ELIZABETH FARNSWORTH: Mr. Domenech, what kind of resources are you putting
in to teaching kids or helping kids treat each other better, the whole
question of the jock culture what was discussed in the piece?
DANIEL DOMENECH: We have a very successful peer mediation program, as
well as a number of violence courses in our schools, and some of our
schools have been recognized as models -- Annandale High School, for
example, right here has been visited by the President several times
in terms of their diversity in mediation programs. And that, we feel,
is critical and important, because we're also talking about changing
the behavior of our students in terms of the kinds of activities that
they resort to.
ELIZABETH FARNSWORTH: But have you put more resources into that?

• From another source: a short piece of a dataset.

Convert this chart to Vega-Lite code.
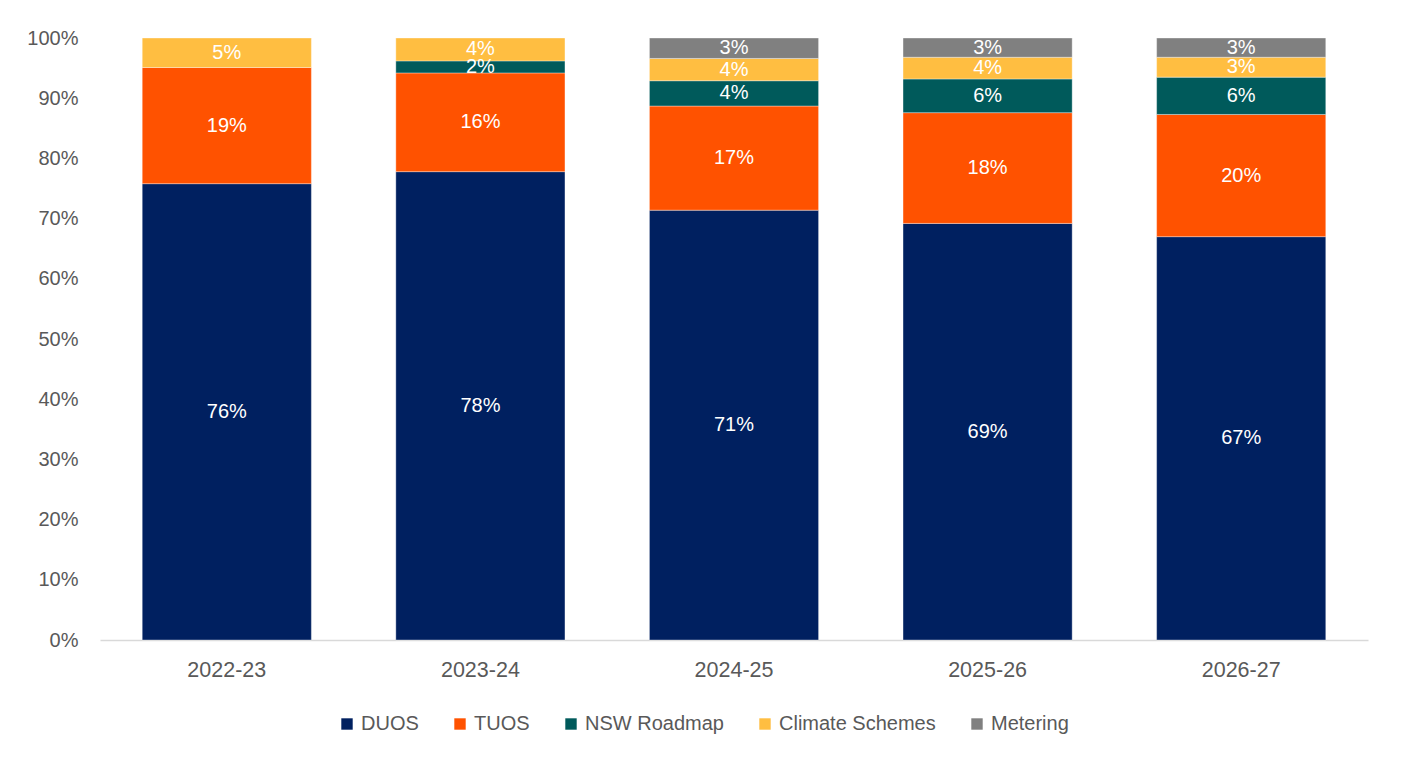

DANIEL DOMENECH: Yes, we have. One of the things that made our guidance
counselors very happy is that in this year's budget we put additional
monies in there to free up the guidance counselors from their clerical
duties, so that they have more time to spend with the students in terms
of guidance and counseling activities.
ELIZABETH FARNSWORTH: Rod Paige, what about in Houston, have you also
put more resources into programs that would help kids get along better?
ROD PAIGE: Absolutely. We have a highly effective character education
program. We have peer mediation programs and our counselors are trained
in this aspect of schooling. It's a comprehensive program.
ELIZABETH FARNSWORTH: And David Hornbeck, in Philadelphia?
DAVID HORNBECK: Peer mediation, conflict resolution, and one of the
things that we've begun to put a lot of effort into that I think will
pay off in this way is a lot of emphasis on student service learning,
community service, 15,000 kids in it this year, next year it becomes
a promotion and graduation requirement in elementary school, in middle
school, and in high school. And we think that's going to help change
the relationship between kids and kids, and frankly, between kids and
community as well, because people out in the community will begin to
see the youngsters differently and I think create a different atmosphere
for them to live in.
ELIZABETH FARNSWORTH: Well, thank you all four very much.